Material for the task →
## START

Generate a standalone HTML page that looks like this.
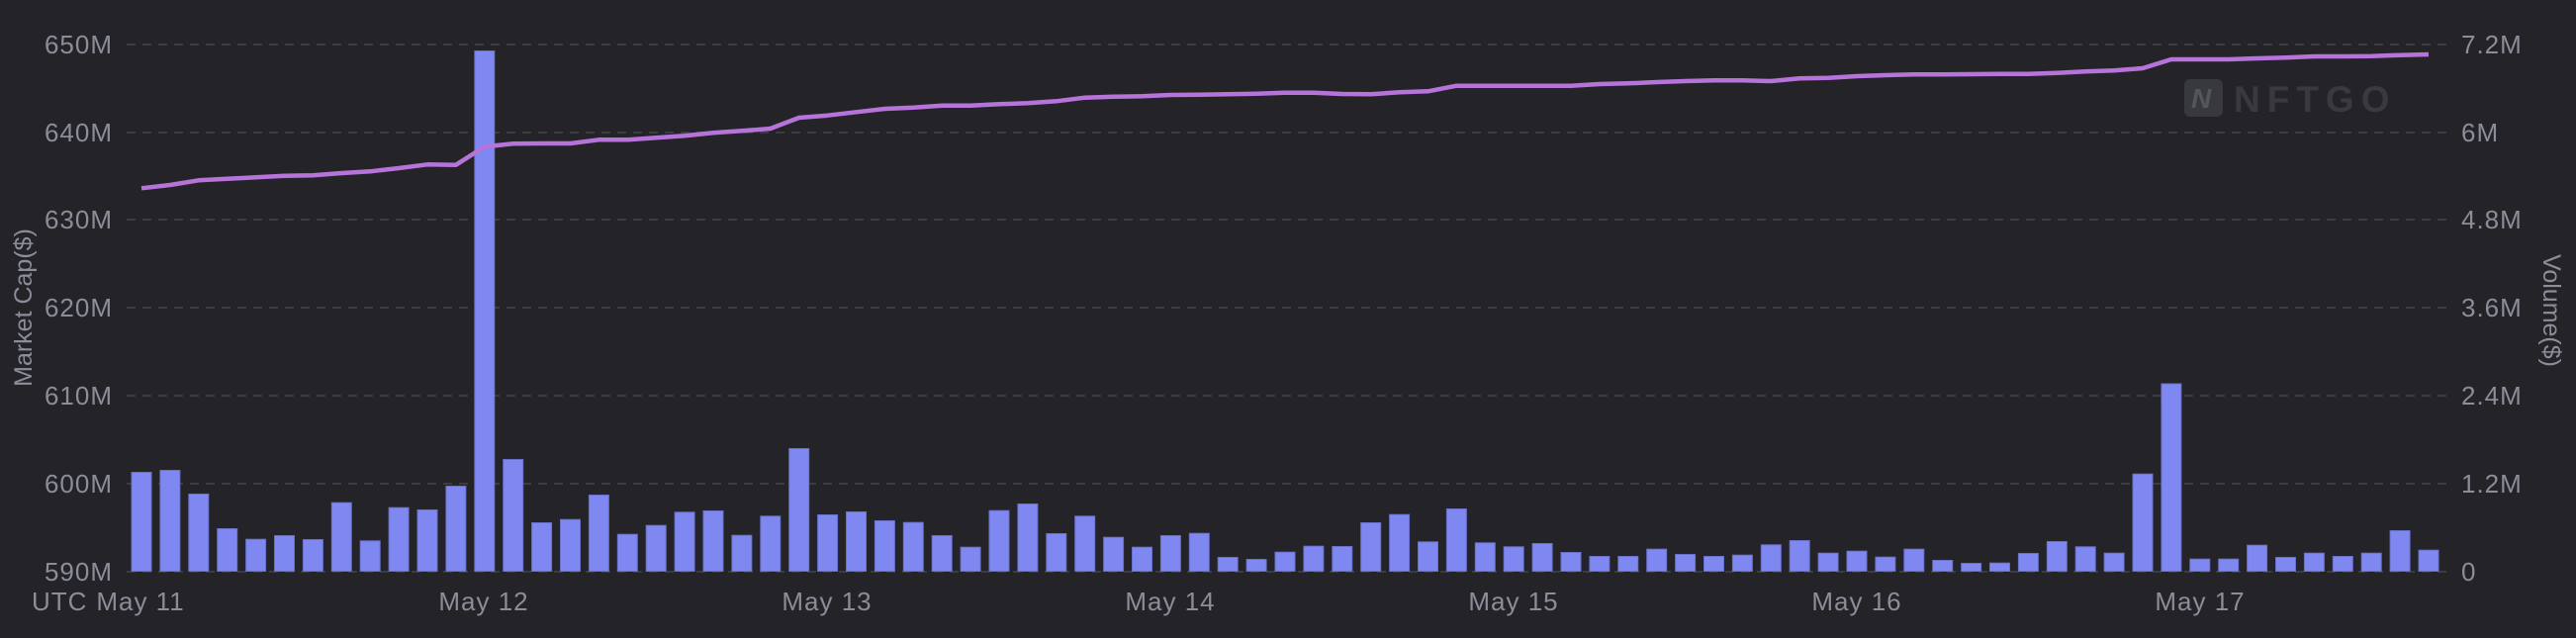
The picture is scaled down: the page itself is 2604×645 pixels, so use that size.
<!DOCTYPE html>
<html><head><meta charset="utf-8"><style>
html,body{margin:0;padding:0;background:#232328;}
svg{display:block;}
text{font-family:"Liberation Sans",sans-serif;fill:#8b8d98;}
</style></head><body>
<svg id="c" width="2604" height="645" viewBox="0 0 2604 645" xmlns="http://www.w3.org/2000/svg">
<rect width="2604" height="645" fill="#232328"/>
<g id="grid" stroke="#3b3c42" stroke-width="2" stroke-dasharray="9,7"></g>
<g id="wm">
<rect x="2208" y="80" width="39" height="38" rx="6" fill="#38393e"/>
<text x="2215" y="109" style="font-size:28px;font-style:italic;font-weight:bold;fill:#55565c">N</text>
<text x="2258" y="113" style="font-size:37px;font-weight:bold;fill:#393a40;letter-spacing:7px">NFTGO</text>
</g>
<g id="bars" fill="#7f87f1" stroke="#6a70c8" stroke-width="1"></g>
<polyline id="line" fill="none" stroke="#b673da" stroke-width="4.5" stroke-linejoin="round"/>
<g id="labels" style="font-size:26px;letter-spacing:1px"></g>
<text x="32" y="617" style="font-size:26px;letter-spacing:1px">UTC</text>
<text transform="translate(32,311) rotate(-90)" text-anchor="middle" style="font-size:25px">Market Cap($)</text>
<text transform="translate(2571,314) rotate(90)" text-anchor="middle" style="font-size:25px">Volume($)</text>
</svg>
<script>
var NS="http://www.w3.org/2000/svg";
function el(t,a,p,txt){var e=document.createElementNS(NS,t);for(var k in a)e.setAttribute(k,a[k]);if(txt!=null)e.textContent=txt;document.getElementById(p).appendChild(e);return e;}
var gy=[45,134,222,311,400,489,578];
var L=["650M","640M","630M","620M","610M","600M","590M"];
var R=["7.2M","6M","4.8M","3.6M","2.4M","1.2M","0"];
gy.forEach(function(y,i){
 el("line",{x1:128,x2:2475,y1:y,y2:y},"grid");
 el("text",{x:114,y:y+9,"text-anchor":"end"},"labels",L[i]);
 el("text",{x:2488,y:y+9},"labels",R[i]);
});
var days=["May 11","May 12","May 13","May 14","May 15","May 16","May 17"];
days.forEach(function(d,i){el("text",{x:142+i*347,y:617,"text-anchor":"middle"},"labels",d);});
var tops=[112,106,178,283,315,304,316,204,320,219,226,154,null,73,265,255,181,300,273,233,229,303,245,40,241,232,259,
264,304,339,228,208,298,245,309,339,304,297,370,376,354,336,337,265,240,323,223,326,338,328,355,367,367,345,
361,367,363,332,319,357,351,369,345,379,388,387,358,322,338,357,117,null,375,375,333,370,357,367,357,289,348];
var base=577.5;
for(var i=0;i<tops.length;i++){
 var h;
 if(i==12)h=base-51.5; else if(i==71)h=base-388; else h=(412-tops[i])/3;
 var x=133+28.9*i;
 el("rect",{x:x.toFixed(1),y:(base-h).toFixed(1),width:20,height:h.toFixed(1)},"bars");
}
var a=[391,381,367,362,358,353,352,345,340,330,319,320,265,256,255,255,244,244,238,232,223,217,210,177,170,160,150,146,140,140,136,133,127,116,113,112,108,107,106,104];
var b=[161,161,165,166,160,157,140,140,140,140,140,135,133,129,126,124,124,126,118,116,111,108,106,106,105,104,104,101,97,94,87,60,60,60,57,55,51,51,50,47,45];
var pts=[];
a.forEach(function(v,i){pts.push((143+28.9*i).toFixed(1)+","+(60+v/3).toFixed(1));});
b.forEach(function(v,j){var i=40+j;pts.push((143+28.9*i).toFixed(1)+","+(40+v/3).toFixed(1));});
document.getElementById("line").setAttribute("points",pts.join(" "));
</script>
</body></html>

## END
## START

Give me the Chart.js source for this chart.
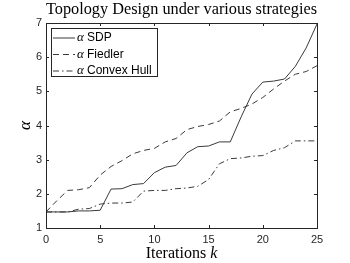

## END

Filter the listing above for the string "that" and copy every matching line.

Finished exercise →
Generate a standalone HTML page that looks like this.
The picture is scaled down: the page itself is 2604×645 pixels, so use that size.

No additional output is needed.